Amazon rainfall-rainforest dynamics
(The Amazon River; MODIS, July 29, 2020)
How resilient is the Amazon Rainforest to climate?
Amazonia has likely been forested for tens of millions of years, begging the question: is tree cover resilient to climate change, or has Amazon climate change been pretty minimal? Most paleoclimate reconstructions are qualitative (i.e. answering “warmer” or “drier” but not “how much”) so quantifying the resilience of Amazon vegetation has been challenging. My work uses paleo -climate and -environment data with numerical models to constrain (1) the drivers and magnitude of hydroclimate change and (2) the strength of internal feedbacks that affect tree cover (like moisture recycling and fire).
Kukla et al., (2023) “The zonal patterns in late Quaternary Tropical South American precipitation”. Paleoceanography and Paleoclimatology.
Kukla et al., (2021). “The resilience of Amazon tree cover to past and present drying”. Global and Planetary Change.

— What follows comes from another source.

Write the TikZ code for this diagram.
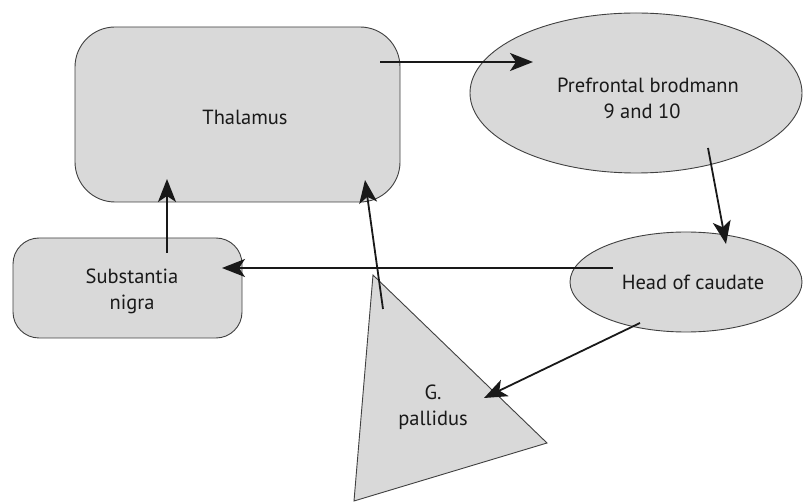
\documentclass[tikz,border=0pt]{standalone}
\usepackage{fontspec}
\setmainfont{PT Sans}
\usetikzlibrary{arrows.meta,shapes.geometric}
\tikzset{
  shapebox/.style={draw=black!75, line width=0.9pt, fill=gray!30},
  lbl/.style={font=\fontsize{20.5}{26}\selectfont, text=black!90, align=center, inner sep=0pt},
  conn/.style={line width=1.8pt, black!90, -{Stealth[length=23pt,width=18pt,inset=6pt]}}
}
\begin{document}
\begin{tikzpicture}[x=1pt,y=-1pt]
\useasboundingbox[fill=white] (0,0) rectangle (803,502);
% shapes
\draw[shapebox, rounded corners=40pt] (75,27) rectangle (400,202);
\node[lbl] (thal) at (245,117) {Thalamus};
\draw[shapebox, rounded corners=26pt] (13,238) rectangle (242,338);
\node[lbl] (sn) at (132,291) {Substantia\\nigra};
\node[shapebox, ellipse, minimum width=332pt, minimum height=160pt, inner sep=0pt] (pfc) at (636,93) {};
\node[lbl] (pfct) at (648,98) {Prefrontal brodmann\\\hspace*{-12pt}9 and 10};
\node[shapebox, ellipse, minimum width=232pt, minimum height=100pt, inner sep=0pt] (hoc) at (686,282) {};
\node[lbl] (hoct) at (693,282) {Head of caudate};
\draw[shapebox] (373,275) coordinate (gpt) -- (547,443) coordinate (gpr) -- (354,501) coordinate (gpb) -- cycle;
\node[lbl] (gp) at (433,407) {G.\\pallidus};
% connector end points
\coordinate (a1s) at (380,62);  \coordinate (a1e) at (533,62);
\coordinate (a2s) at (708,148); \coordinate (a2e) at (726,244);
\coordinate (a3s) at (613,268); \coordinate (a3e) at (222,268);
\coordinate (a4s) at (167,253); \coordinate (a4e) at (167,179);
\coordinate (a5s) at (383,309); \coordinate (a5e) at (365,180);
\coordinate (a6s) at (640,323); \coordinate (a6e) at (484,398);
% connectors
\draw[conn] (a1s) -- (a1e);
\draw[conn] (a2s) -- (a2e);
\draw[conn] (a3s) -- (a3e);
\draw[conn] (a4s) -- (a4e);
\draw[conn] (a5s) -- (a5e);
\draw[conn] (a6s) -- (a6e);
\end{tikzpicture}
\end{document}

Hoorn, Kukla, et al., (2021) “Cyclic sediment deposition by orbital forcing in the Miocene wetland of western Amazonia? New insights from a multidisciplinary approach”. Global and Planetary Change.
-
How does tree cover respond to climate?
The strength of internal feedbacks and external forcings affects tree cover resilience. However, distinguishing the relative contribution of feedbacks and forcings to a vegetation response is not straightforward. In Kukla et al., 2021, we constrain the strength of feedbacks that threaten tree cover by quantifying paleo-precipitation and tree cover. If feedbacks are strong, tree cover is more sensitive to precipitation; if weak, less sensitive.
-
Mid-Holocene tree cover was resilient to drying
Our proxy-derived precipitation and tree cover estimates are supported by Dynamic Global Vegetation Model (DGVM) simulations indicating high tree cover at low precipitation. Abrupt forest dieback due to strong internal feedbacks (like fire) is a concern when precipitation is below 2,000 mm/yr because this is the threshold for a dry-season water deficit. Our results suggest that a dry season water deficit does not necessarily initiate widespread dieback. While tree cover appears resilient to this 2,000 mm/yr threshold (in the absence of extensive human land use), crossing below this threshold may accelerate deforestation, which is easier with a seasonal water deficit (e.g. Staal et al., 2020).
-
What caused mid-Holocene drying?
It’s unclear. Some exciting work has successfully simulated the general oxygen isotope trends with isotope-enabled climate models (Cruz et al., 2009; Liu and Battisti, 2015). But the exact dynamical cause is debated, and there are still some discrepancies between observed oxygen isotope records and model-predictions. Our work is testing hypotheses about links to African climate (particularly over the Sahara) with proxy compilations, proxy-based models, and energy balance climate models.
-
Future Work: Cenozoic Amazonia
The Cenozoic history of Amazonia is thought to play a key role in its modern biodiversity. Our understanding of Amazon climate and biogeography in the Cenozoic, however, is mostly limited to sparse outcrops and often-exclusive industry drill cores. IODP Expedition 387 to the Amazon Margin will help fill the scientific drilling gap in Amazonia. As a science party member, I plan to develop constraints on Amazon Cenozoic hydroclimate and tectonics with triple-oxygen isotopes of clay minerals. I’m currently validating the triple-oxygen isotope system with clays from modern South American soils.